“Only those who dare to fail greatly can ever achieve greatly.”
– Robert F. Kennedy
How can we learn from failure?
How do you react when you experience failure?
How do you feel when you do badly in an assessment?
Do you make a judgement about your ability based on a result?
Is the obstacle, setback or failure proof that you don’t have the ability to succeed?
Carol Dweck, a Professor of Psychology at Stanford University, has studied the reactions people have to failure.
Amongst her findings, she has discovered that when people attribute failures to their worth as a person, and as a finite measure of their ability, it leads to increased levels of anxiety and the tendency to avoid challenges that may result in further failure. She calls this a ‘fixed mindset’ – the way we think about ourselves can’t be challenged or improved.
Professor Dweck suggests there is a different, more constructive way to approach failure, obstacles and setbacks. She encourages us to think about our talents and abilities as being constantly developing, and challenges, such as assessments, as good ways to try out our skills and help us get smarter. The results we get from assessments can give us information about ourselves that we can use to learn and set new goals for the future.

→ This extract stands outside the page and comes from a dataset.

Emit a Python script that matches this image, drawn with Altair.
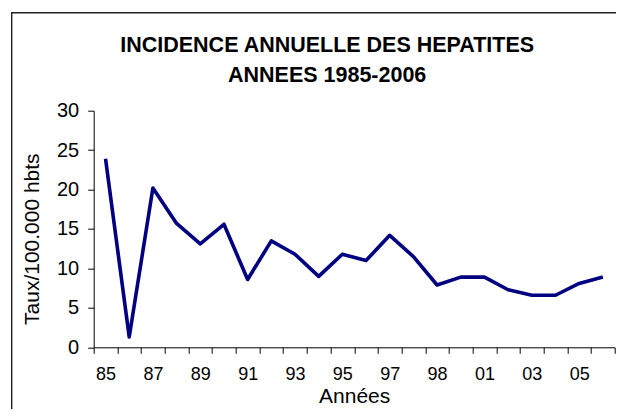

This approach is what she calls a ‘growth mindset’.
In this ‘growth mindset’ way of thinking, our ability is not set and we can develop our abilities, skills and knowledge through hard work, strategic planning, with help and mentoring from others.
Reframe Your Thinking
Can you react to failure in a constructive way? How can you reframe failure so that it enhances your learning?
Dweck says you can reframe your thinking about failure by asking yourself these questions:
- What is this teaching me?
- Where should I go next?
- Should I talk to the teacher about how I can learn this better?
- Can I make a commitment to improve my efforts and develop a strategy to learn this better?
- What did I do well?
- How does this assessment give me information about how I can change my practices to learn new things?
Over the school holidays, spend some time thinking about how you can modify your reaction to failure, and how you can use it as motivation to learn, grow and achieve everything you are capable of.